Scientists in China discover two new massive dinosaur species as big as blue whales

independent– Two new species of massive dinosaurs in China – almost as big as blue whales – have been discovered by scientists, who said the species may have lived about 120 to 130 million years ago.

The research, published in the journal Scientific Reports, is based on an analysis of fossils that have emerged from China’s northwest regions – in Xinjiang and the Turpan-Hami Basin – which increase the diversity of these extinct megafauna in the Asian continent.

The scientists, including those from the Chinese Academy of Sciences, found two of the fossil specimens were from previously unknown species.

They have named the two sauropod giant dinosaur species Silutitan sinensis – “silu” meaning “Silk Road” in Mandarin – and Hamititan xinjiangensis, a nod to the region where it was found.

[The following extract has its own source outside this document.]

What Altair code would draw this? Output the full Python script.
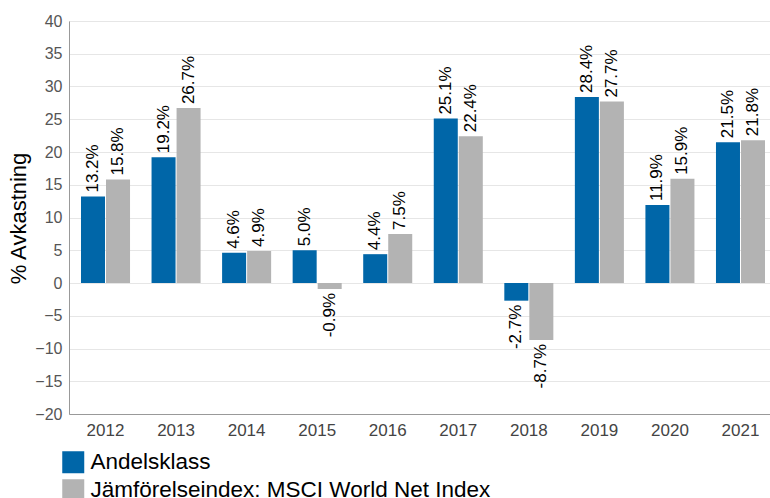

The Silutitan species, researchers estimated, could be over 20 metres long and the Hamititan specimen may have been about 17 metres long, compared to modern-day blue whales which grow to lengths of 23-30 metres.

The two species – dating back to the early Cretaceous period about 120 to 130 million years ago – belong to the sauropod family, which includes a group of plant-eating dinosaurs with characteristic long necks and were some of the largest animals to have roamed the planet, said the study.

The fossils were uncovered in places where these vertebrates are not common, increasing the sauropod diversity of Asia, according to the scientists.

“These dinosaurs are the first vertebrates reported in this region, increasing the diversity of the fauna as well as the information on Chinese sauropods,” the scientists said in the study.

While China has experienced a surge in the discovery of new dinosaur fossils, offering more clues to the diversity of the giant reptiles, they said there is still debate over the relationship between species and their classification.

In April, scientists discovered the first-known fossil of a flying dinosaur with opposable thumbs – nicknamed the monkeydactyl – in Liaoning, northeastern China, a hotbed for fossil discovery.

Last year palaeontologists in China unearthed the fossil of a 125 million-year-old dinosaur buried by Pompei-like volcanic eruptions and the year before that, they found the remains of little dinosaurs with bat-like wings.